Por isso, boa parte do debate sobre literatura lésbica orbita em torno da produção de histórias que nos representem enquanto pessoas dignas de alcançar a felicidade, de viver um romance água com açúcar que seja, entre os milhões desses que existem retratando casais heterossexuais, de ocuparem posições de poder e serem bem sucedidas na carreira, de protagonizarem outras tramas que não girem em torno do torturante processo de se entender enquanto uma mulher que ama outra e assumir isso para o mundo.
Até porque, se mais e mais obras ficcionais retratarem esse processo como algo simples e natural que faz parte da vida, talvez ele de fato deixe de ser torturante para outras meninas e mulheres por aí.

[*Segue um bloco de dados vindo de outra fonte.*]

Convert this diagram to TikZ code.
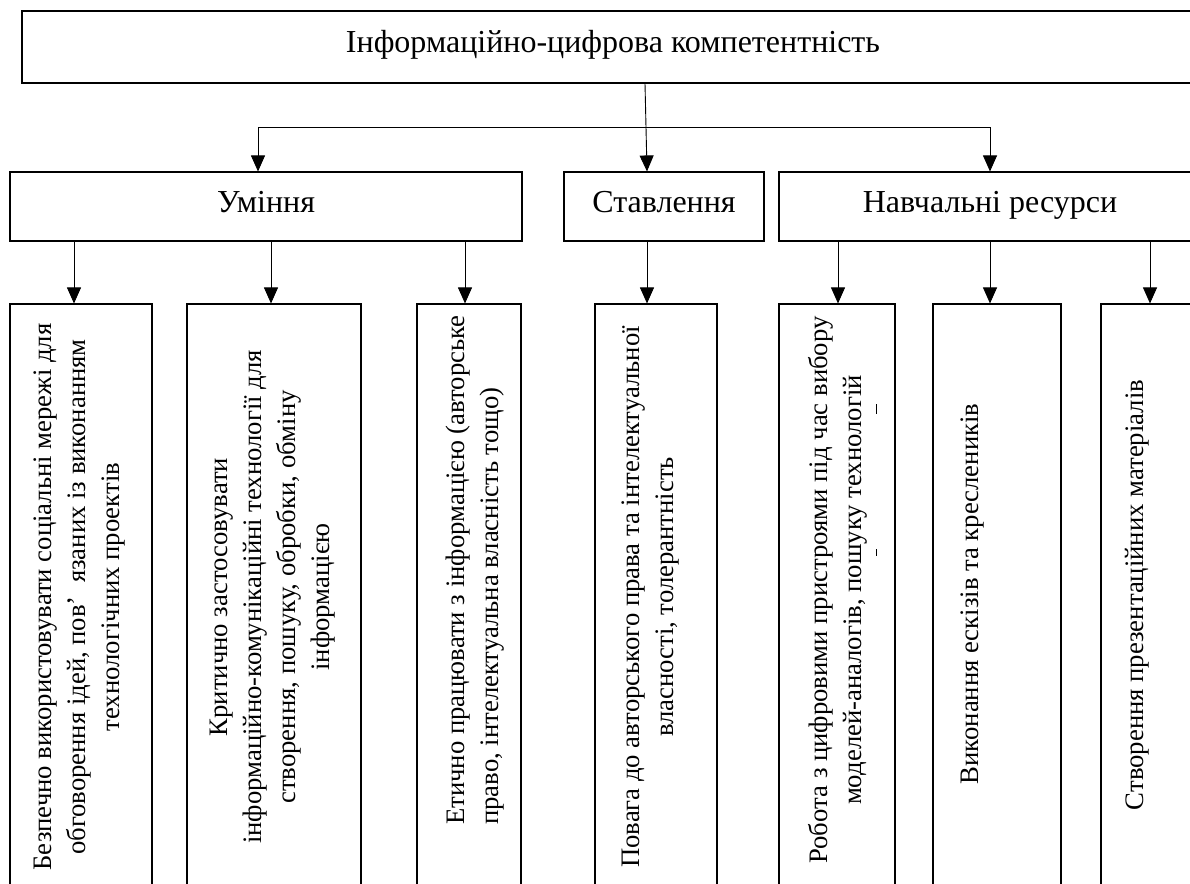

Eu luto pelo direito de termos histórias com finais felizes e transformarmos a mensagem que é passada para quem é como nós e para quem realmente acredita que fazemos por merecer tais desgraças. Mas, devo dizer, sou uma grande fã de histórias melancólicas, e também luto pelo direito de termos histórias com finais não tão felizes, desde que eles sejam bem fundamentados. Afinal, somos plurais e complexas, e nossas histórias também deveriam ser assim: retratos das nossas nuances e paradoxos, sem fórmula pronta. Mas a minha luta mesmo é pela possibilidade de navegar pelos serviços de streaming ou pelas livrarias e ter um milhão de opções à minha escolha que retratam mulheres como eu inseridas em tramas
diversas. Porque estou muito cansada de ler um livro com representatividade lésbica não porque ele necessariamente me interessa, mas porque é a única opção. E estou mais cansada ainda de chegar ao final desse livro e perceber que a minha personagem favorita morre.
Recentemente, acabei de ler um livro de uma genialidade tão imensa que já o considero meu novo livro-favorito-da-vida-toda: Os Sete Maridos de Evelyn Hugo, da Taylor Jenkins Reid. Com uma premissa cativante e uma escrita fluida e brilhante, Taylor nos conduz pela história de uma lendária atriz de Hollywood, Evelyn Hugo, que, já na velhice, decide contar a verdadeira história da sua vida para uma jornalista iniciante e desconhecida. A história de Evelyn é profunda, intensa e humana e traz de forma sutil as tantas violências às quais foi submetida ao longo da vida — e com as quais nos identificamos de tal forma que tive que parar de ler, em alguns momentos, para retomar o fôlego.
É uma história tão complexa que é difícil classificar em termos tão superficiais quanto “feliz” ou “triste”, e por isso mesmo é perfeita para ilustrar o meu ponto aqui. O meu desejo é, de verdade, que um dia as estantes das livrarias estejam abarrotadas de livros que contam histórias de mulheres que amam mulheres em todas as seções possíveis — romance, suspense, drama, ficção científica, fantasia — e que o cansativo debate sobre não existirem finais felizes sobre nós finalmente se encerre, simplesmente porque as histórias sobre nós serão infinitamente plurais e complexas. O meu desejo de verdade é que eu não precise, nunca mais, revirar os olhos ao me deparar com o termo “Gênero literário LGBT+”, como se fôssemos uma só coisa que deve ser separada das outras categorias e não simplesmente uma parte natural delas, como qualquer outra história.
Até lá, vou trilhando o meu caminho por aqui disseminando a palavra de obras geniais como Evelyn Hugo, que transcende maravilhosamente esses incômodos todos que venho discutindo nesta coluna.